PROBLEM TO SOLVE -> Reproduce every entry that follows word for word, but omit the images.
---------- DATA RECORDS
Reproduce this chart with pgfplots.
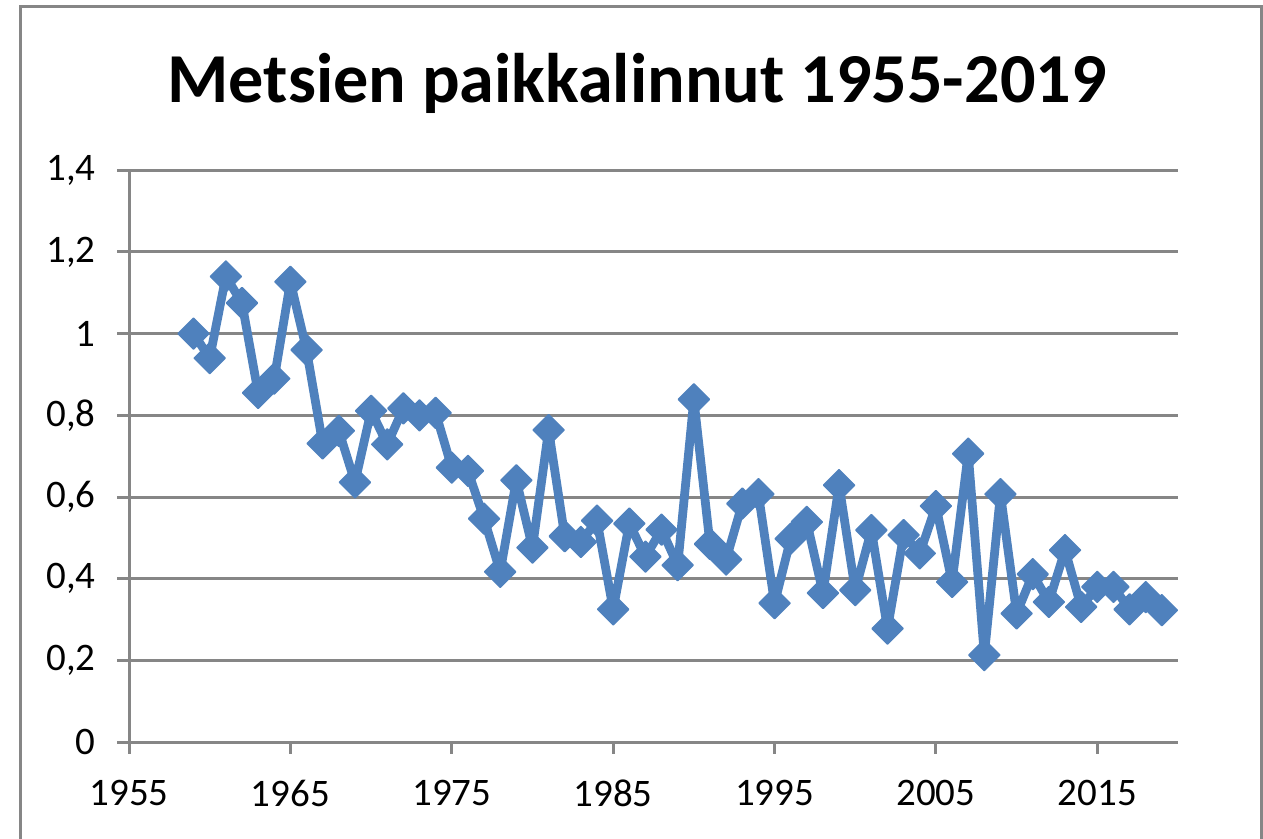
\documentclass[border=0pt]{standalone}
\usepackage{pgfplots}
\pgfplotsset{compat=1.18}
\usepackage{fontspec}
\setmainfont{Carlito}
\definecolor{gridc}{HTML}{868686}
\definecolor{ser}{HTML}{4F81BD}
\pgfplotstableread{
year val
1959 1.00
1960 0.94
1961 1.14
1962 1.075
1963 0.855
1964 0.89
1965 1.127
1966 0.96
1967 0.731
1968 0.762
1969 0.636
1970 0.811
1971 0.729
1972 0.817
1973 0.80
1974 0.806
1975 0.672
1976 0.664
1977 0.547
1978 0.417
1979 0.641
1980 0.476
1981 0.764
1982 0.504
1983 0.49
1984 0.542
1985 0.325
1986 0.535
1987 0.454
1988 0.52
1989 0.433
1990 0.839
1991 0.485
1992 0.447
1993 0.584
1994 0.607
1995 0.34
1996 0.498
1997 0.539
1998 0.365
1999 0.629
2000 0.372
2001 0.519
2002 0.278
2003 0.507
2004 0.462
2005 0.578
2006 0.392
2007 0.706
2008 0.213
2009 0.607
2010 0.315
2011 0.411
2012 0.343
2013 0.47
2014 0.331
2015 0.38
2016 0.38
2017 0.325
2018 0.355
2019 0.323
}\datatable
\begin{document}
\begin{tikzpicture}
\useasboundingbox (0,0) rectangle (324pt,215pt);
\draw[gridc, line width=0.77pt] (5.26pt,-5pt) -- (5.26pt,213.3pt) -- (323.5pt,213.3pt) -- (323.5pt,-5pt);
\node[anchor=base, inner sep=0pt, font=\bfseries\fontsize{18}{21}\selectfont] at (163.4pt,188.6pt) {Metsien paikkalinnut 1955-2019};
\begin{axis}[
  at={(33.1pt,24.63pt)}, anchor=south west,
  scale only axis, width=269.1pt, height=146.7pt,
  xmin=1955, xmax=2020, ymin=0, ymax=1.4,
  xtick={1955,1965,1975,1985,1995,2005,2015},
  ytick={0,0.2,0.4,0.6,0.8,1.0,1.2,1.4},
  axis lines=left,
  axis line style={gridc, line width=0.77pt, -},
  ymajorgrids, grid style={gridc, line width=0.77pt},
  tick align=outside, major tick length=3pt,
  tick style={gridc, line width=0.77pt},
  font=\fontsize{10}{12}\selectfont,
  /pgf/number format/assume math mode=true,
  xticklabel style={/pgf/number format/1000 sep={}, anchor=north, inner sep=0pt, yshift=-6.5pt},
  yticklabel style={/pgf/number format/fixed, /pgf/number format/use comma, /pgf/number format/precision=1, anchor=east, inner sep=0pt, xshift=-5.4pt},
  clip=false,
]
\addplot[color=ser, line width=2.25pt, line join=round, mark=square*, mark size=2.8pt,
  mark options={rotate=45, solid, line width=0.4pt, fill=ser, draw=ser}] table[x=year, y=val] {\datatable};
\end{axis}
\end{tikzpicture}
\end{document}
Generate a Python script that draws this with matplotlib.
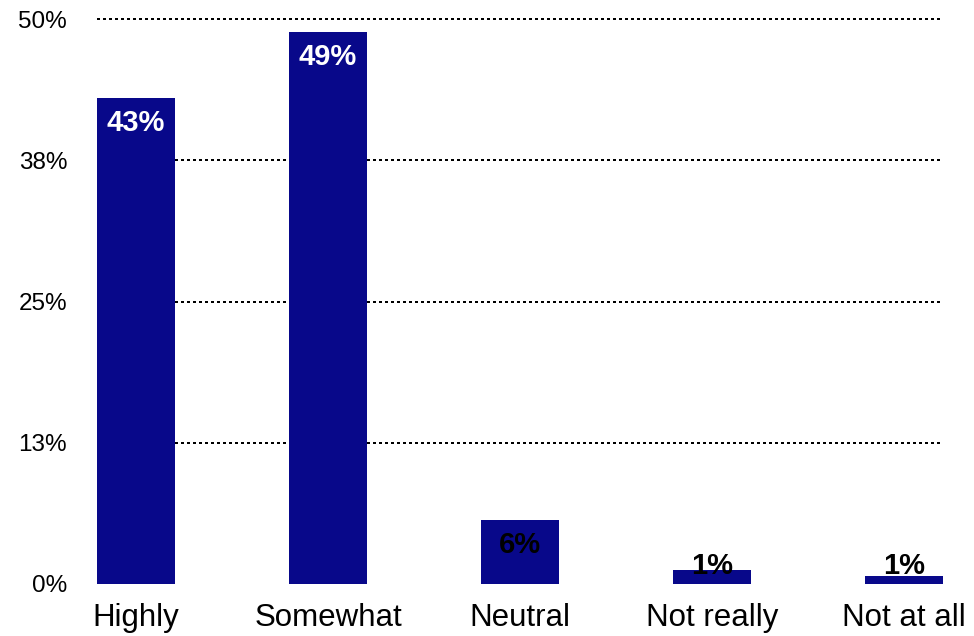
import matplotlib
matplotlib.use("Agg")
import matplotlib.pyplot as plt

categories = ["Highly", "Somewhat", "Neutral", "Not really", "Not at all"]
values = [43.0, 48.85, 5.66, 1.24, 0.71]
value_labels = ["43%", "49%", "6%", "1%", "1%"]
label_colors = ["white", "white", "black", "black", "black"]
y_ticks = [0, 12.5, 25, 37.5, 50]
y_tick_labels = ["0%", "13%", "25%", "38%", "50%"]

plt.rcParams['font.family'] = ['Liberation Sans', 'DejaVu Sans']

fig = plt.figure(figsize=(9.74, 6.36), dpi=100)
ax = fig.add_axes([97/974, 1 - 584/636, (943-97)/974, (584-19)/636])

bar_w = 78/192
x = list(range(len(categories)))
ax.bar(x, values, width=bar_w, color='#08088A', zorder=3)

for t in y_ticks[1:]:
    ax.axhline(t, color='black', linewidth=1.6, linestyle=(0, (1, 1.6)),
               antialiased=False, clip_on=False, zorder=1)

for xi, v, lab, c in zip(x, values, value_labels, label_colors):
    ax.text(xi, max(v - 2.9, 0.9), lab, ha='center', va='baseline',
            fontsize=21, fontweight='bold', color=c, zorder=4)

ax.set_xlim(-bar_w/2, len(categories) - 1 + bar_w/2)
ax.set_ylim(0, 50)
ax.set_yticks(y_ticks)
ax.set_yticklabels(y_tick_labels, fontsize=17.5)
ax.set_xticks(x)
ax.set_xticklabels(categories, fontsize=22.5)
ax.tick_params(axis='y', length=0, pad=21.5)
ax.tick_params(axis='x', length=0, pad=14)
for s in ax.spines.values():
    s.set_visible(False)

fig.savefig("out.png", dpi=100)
--------------------
FINISHED TASK ->
Reproduce this chart with pgfplots.
\documentclass[border=0pt]{standalone}
\usepackage{pgfplots}
\pgfplotsset{compat=1.18}
\usepackage{fontspec}
\setmainfont{Carlito}
\definecolor{gridc}{HTML}{868686}
\definecolor{ser}{HTML}{4F81BD}
\pgfplotstableread{
year val
1959 1.00
1960 0.94
1961 1.14
1962 1.075
1963 0.855
1964 0.89
1965 1.127
1966 0.96
1967 0.731
1968 0.762
1969 0.636
1970 0.811
1971 0.729
1972 0.817
1973 0.80
1974 0.806
1975 0.672
1976 0.664
1977 0.547
1978 0.417
1979 0.641
1980 0.476
1981 0.764
1982 0.504
1983 0.49
1984 0.542
1985 0.325
1986 0.535
1987 0.454
1988 0.52
1989 0.433
1990 0.839
1991 0.485
1992 0.447
1993 0.584
1994 0.607
1995 0.34
1996 0.498
1997 0.539
1998 0.365
1999 0.629
2000 0.372
2001 0.519
2002 0.278
2003 0.507
2004 0.462
2005 0.578
2006 0.392
2007 0.706
2008 0.213
2009 0.607
2010 0.315
2011 0.411
2012 0.343
2013 0.47
2014 0.331
2015 0.38
2016 0.38
2017 0.325
2018 0.355
2019 0.323
}\datatable
\begin{document}
\begin{tikzpicture}
\useasboundingbox (0,0) rectangle (324pt,215pt);
\draw[gridc, line width=0.77pt] (5.26pt,-5pt) -- (5.26pt,213.3pt) -- (323.5pt,213.3pt) -- (323.5pt,-5pt);
\node[anchor=base, inner sep=0pt, font=\bfseries\fontsize{18}{21}\selectfont] at (163.4pt,188.6pt) {Metsien paikkalinnut 1955-2019};
\begin{axis}[
  at={(33.1pt,24.63pt)}, anchor=south west,
  scale only axis, width=269.1pt, height=146.7pt,
  xmin=1955, xmax=2020, ymin=0, ymax=1.4,
  xtick={1955,1965,1975,1985,1995,2005,2015},
  ytick={0,0.2,0.4,0.6,0.8,1.0,1.2,1.4},
  axis lines=left,
  axis line style={gridc, line width=0.77pt, -},
  ymajorgrids, grid style={gridc, line width=0.77pt},
  tick align=outside, major tick length=3pt,
  tick style={gridc, line width=0.77pt},
  font=\fontsize{10}{12}\selectfont,
  /pgf/number format/assume math mode=true,
  xticklabel style={/pgf/number format/1000 sep={}, anchor=north, inner sep=0pt, yshift=-6.5pt},
  yticklabel style={/pgf/number format/fixed, /pgf/number format/use comma, /pgf/number format/precision=1, anchor=east, inner sep=0pt, xshift=-5.4pt},
  clip=false,
]
\addplot[color=ser, line width=2.25pt, line join=round, mark=square*, mark size=2.8pt,
  mark options={rotate=45, solid, line width=0.4pt, fill=ser, draw=ser}] table[x=year, y=val] {\datatable};
\end{axis}
\end{tikzpicture}
\end{document}
Generate a Python script that draws this with matplotlib.
import matplotlib
matplotlib.use("Agg")
import matplotlib.pyplot as plt

categories = ["Highly", "Somewhat", "Neutral", "Not really", "Not at all"]
values = [43.0, 48.85, 5.66, 1.24, 0.71]
value_labels = ["43%", "49%", "6%", "1%", "1%"]
label_colors = ["white", "white", "black", "black", "black"]
y_ticks = [0, 12.5, 25, 37.5, 50]
y_tick_labels = ["0%", "13%", "25%", "38%", "50%"]

plt.rcParams['font.family'] = ['Liberation Sans', 'DejaVu Sans']

fig = plt.figure(figsize=(9.74, 6.36), dpi=100)
ax = fig.add_axes([97/974, 1 - 584/636, (943-97)/974, (584-19)/636])

bar_w = 78/192
x = list(range(len(categories)))
ax.bar(x, values, width=bar_w, color='#08088A', zorder=3)

for t in y_ticks[1:]:
    ax.axhline(t, color='black', linewidth=1.6, linestyle=(0, (1, 1.6)),
               antialiased=False, clip_on=False, zorder=1)

for xi, v, lab, c in zip(x, values, value_labels, label_colors):
    ax.text(xi, max(v - 2.9, 0.9), lab, ha='center', va='baseline',
            fontsize=21, fontweight='bold', color=c, zorder=4)

ax.set_xlim(-bar_w/2, len(categories) - 1 + bar_w/2)
ax.set_ylim(0, 50)
ax.set_yticks(y_ticks)
ax.set_yticklabels(y_tick_labels, fontsize=17.5)
ax.set_xticks(x)
ax.set_xticklabels(categories, fontsize=22.5)
ax.tick_params(axis='y', length=0, pad=21.5)
ax.tick_params(axis='x', length=0, pad=14)
for s in ax.spines.values():
    s.set_visible(False)

fig.savefig("out.png", dpi=100)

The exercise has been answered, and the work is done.